Laptop on desk showing google

In the recently published judgment of Trkulja v Google LLC [2018] HCA 25 the High Court of Australia (HCA) held that Google may be liable for publishing potentially defamatory material.

Google had tried to obtain summary judgment on the basis that the case against it had no reasonable prospect of success. Google argued that their search engine did not publish the material and that the material was not defamatory of Mr Trkulja (Plaintiff). The trial judge rejected that application.

The trial judge’s decision was appealed to the Victorian Court of Appeal (VCA), which found in favour of Google. The VCA found it unnecessary to decide whether Google was the publisher of the material and found that the Plaintiff had no real prospect of successfully proving defamation.

On appeal by the Plaintiff, the HCA upheld the trial judge’s ruling in favour of the Plaintiff, in a strong judgement that was highly critical of the Court of Appeal’s approach and decision.

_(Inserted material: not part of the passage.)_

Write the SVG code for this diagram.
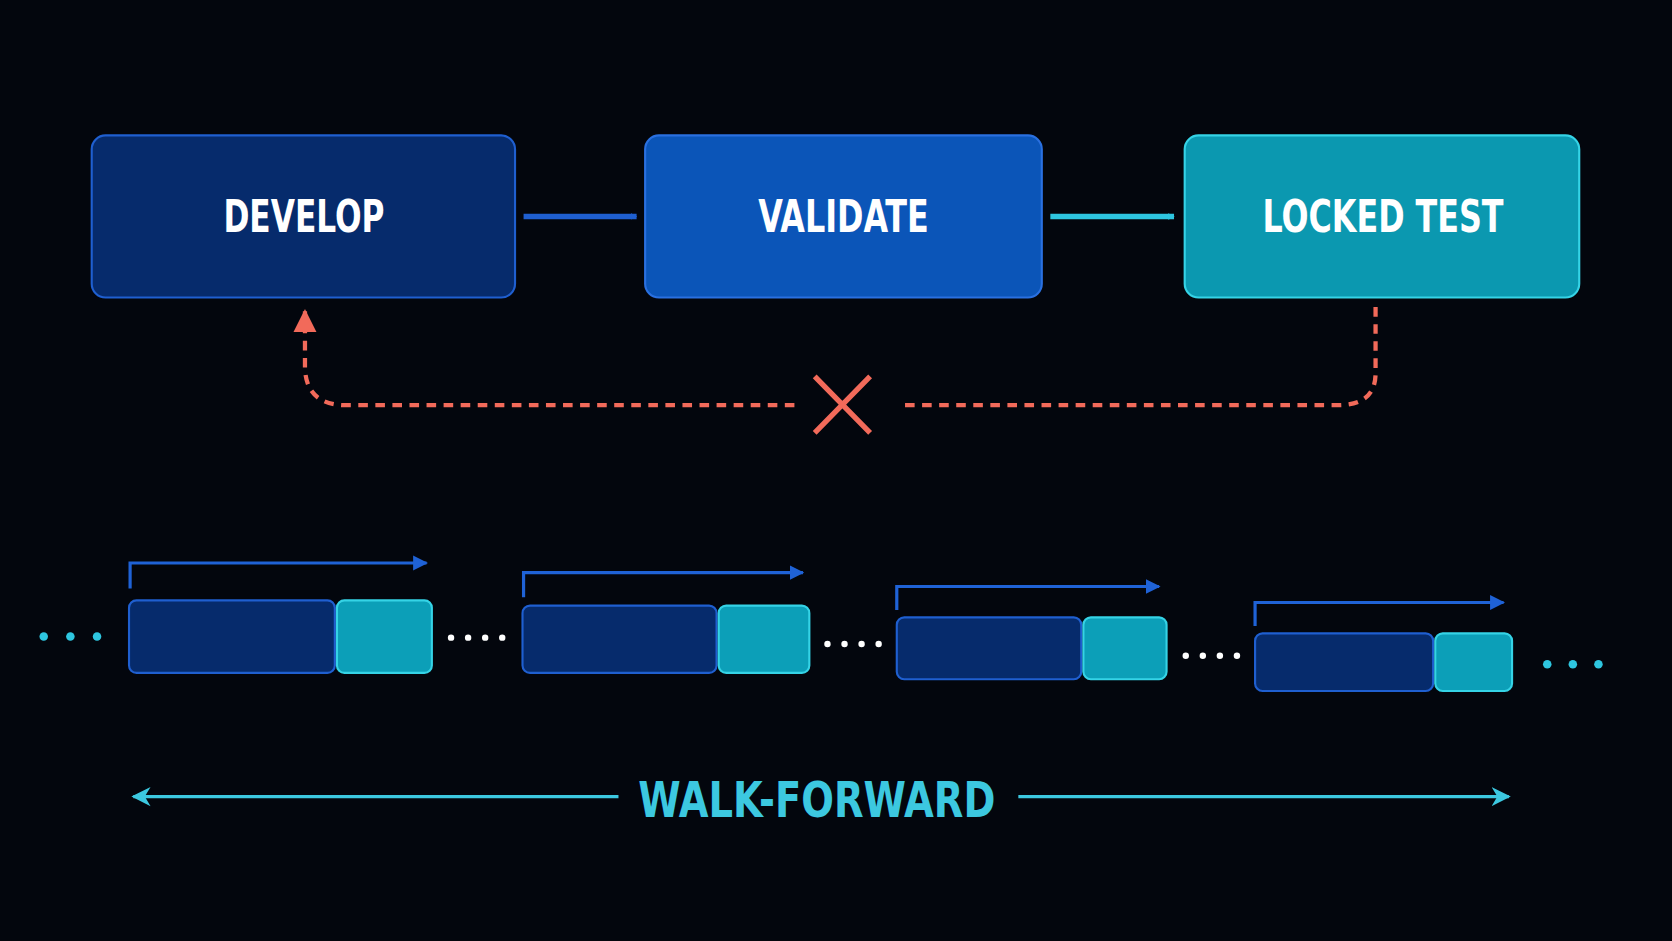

Paragraph 31 of the judgement, summarises the test for defamation. The published material associated the Plaintiff with criminal elements. The material came up on Google searches. The HCA concluded that at least some of the material published by Google had the capacity to be defamatory. The Plaintiff therefore had a reasonable prospect of success. The case may go back to the trial judge for the hearing to be conducted in full, unless of course Google decides, in view of the HCA’s ruling, that it should try to settle now, which would have to be an option.

The case clarifies the law relating to publication of defamatory material on the world wide web and should make it easier to stop defamatory material from being published through that medium. This may be particularly relevant to those who may have been seen as easy targets for web abuse. As well as suing perpetrators, they can sue Google, seek damages and endeavour to stop publication by an injunction.